A magician of words for all ages
Though born in Kolkata and studied at St Xavier's College there, the foundation of one of Bengal's most popular writers Buddhadeb Guha's creative mind was shaped by his extensive journey through the swathes and rivers of Rangpur, Jaipurhat and Barisal districts.
It was a fascinating journey that brought Guha so close to nature. He heard the music in the ripples of rivers and ponds, the rustle of the swaying leaves of trees and chirping of birds across Bengal. One is reminded of Rabindranath Tagore's immortal words "phirey chal maatir taaney."
Guha's travel through Bengal countryside come out so vividly in his "Rivu" series of books some of which are dedicated to friends from his youth. It was a chapter in the 85-year-old author's life that left an indelible imprint on his evolution as a novelist and gave him a distinct place in contemporary Bangla literature.
Rivers and forests were a recurrent theme in Guha's works and his writings on travel in Bengal are considered among some of the most highly readable stuff. It also gave his novels and short stories a dreamy and romantic layer.
Buddhadeb Guha's love for nature makes him count among a handful of post-Tagore Bangla writers who have carved a niche for themselves in a way reminiscent of Bibhutibhushan Bandopadhyay. But the approaches to nature by Bibhutibhushan and Guha are starkly different.

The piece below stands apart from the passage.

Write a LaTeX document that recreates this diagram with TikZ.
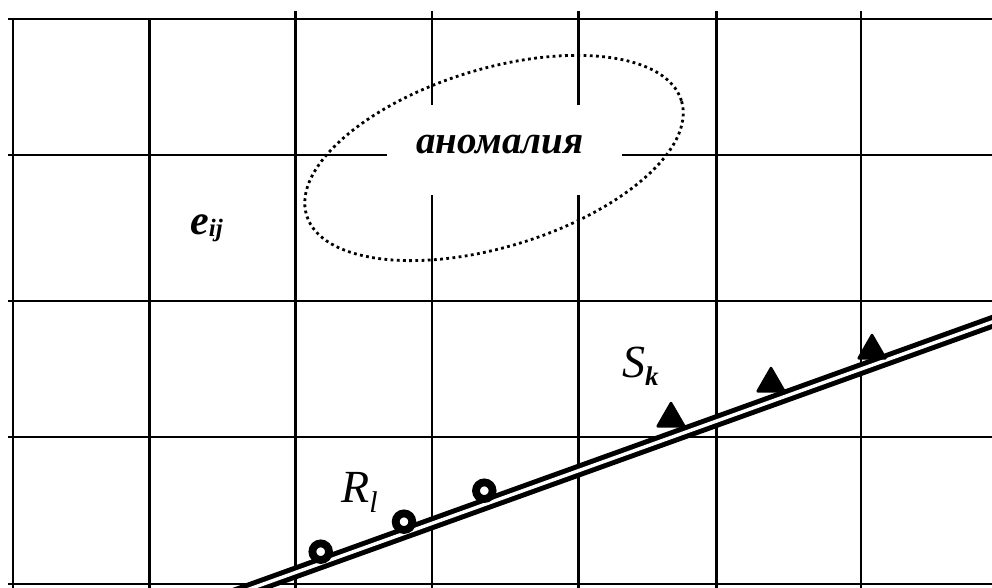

While there is more of mysticism and metaphysical in Bibhutibhushan's eyes to nature, Guha's handling of the subject sees him virtually looking at nature and women as interchangeable. For Guha, nature and women cannot be segregated.
Not many Bangla writers had the same felicity as Guha to straddle seamlessly between the three genres of writings--for children, "young adults" and for all others. He was the creator of Rijuda and his sidekick Rudra who roam the jungles mostly in eastern part of Bengal.
It would be an incomplete assessment to view Guha as a writer only of rural life. He was equally at home in portraying life, relationships and emotions in suave urban settings. The writer's books like "Ektu Ushnotar Jonno" and "Babli" appealed to the yearnings of teenaged boys and girls for love as they prepared to step into the twenties of their life. There was a time when these two books were a craze with the readers of Bengali novels.
Since his first book "Jangal Mahal," Guha reeled off a series of works like "Madhukari," a seminal work in Bengali fiction, Kojagar, Ababahika, Changhare Gaan and Holud Basanta which fetched him Ananda Puroskar in 1976. Guha was far from being content with just wielding the pen. He was an accomplished classical singer and a fairly good painter, a trait not often seen in writers.
Prime Minister Sheikh Hasina yesterday expressed profound shock and sorrow at the death of noted writer.
In a statement, she prayed for salvation of the departed soul and conveyed deep sympathy to the bereaved family of Buddhadeb Guha.
Prime Minister Narendra Modi has expressed deep grief over the passing away of Buddhadeb Guha and said it was a "big loss" to the literary world . In a tweet, Modi said "Buddhadeb Guha's writings were multifaceted and displayed great sensitivity to the environment. His works were enjoyed across generations, particularly among youngsters. His passing away is a big loss to the literary world. Condolences to his family and admirers. Om Shanti."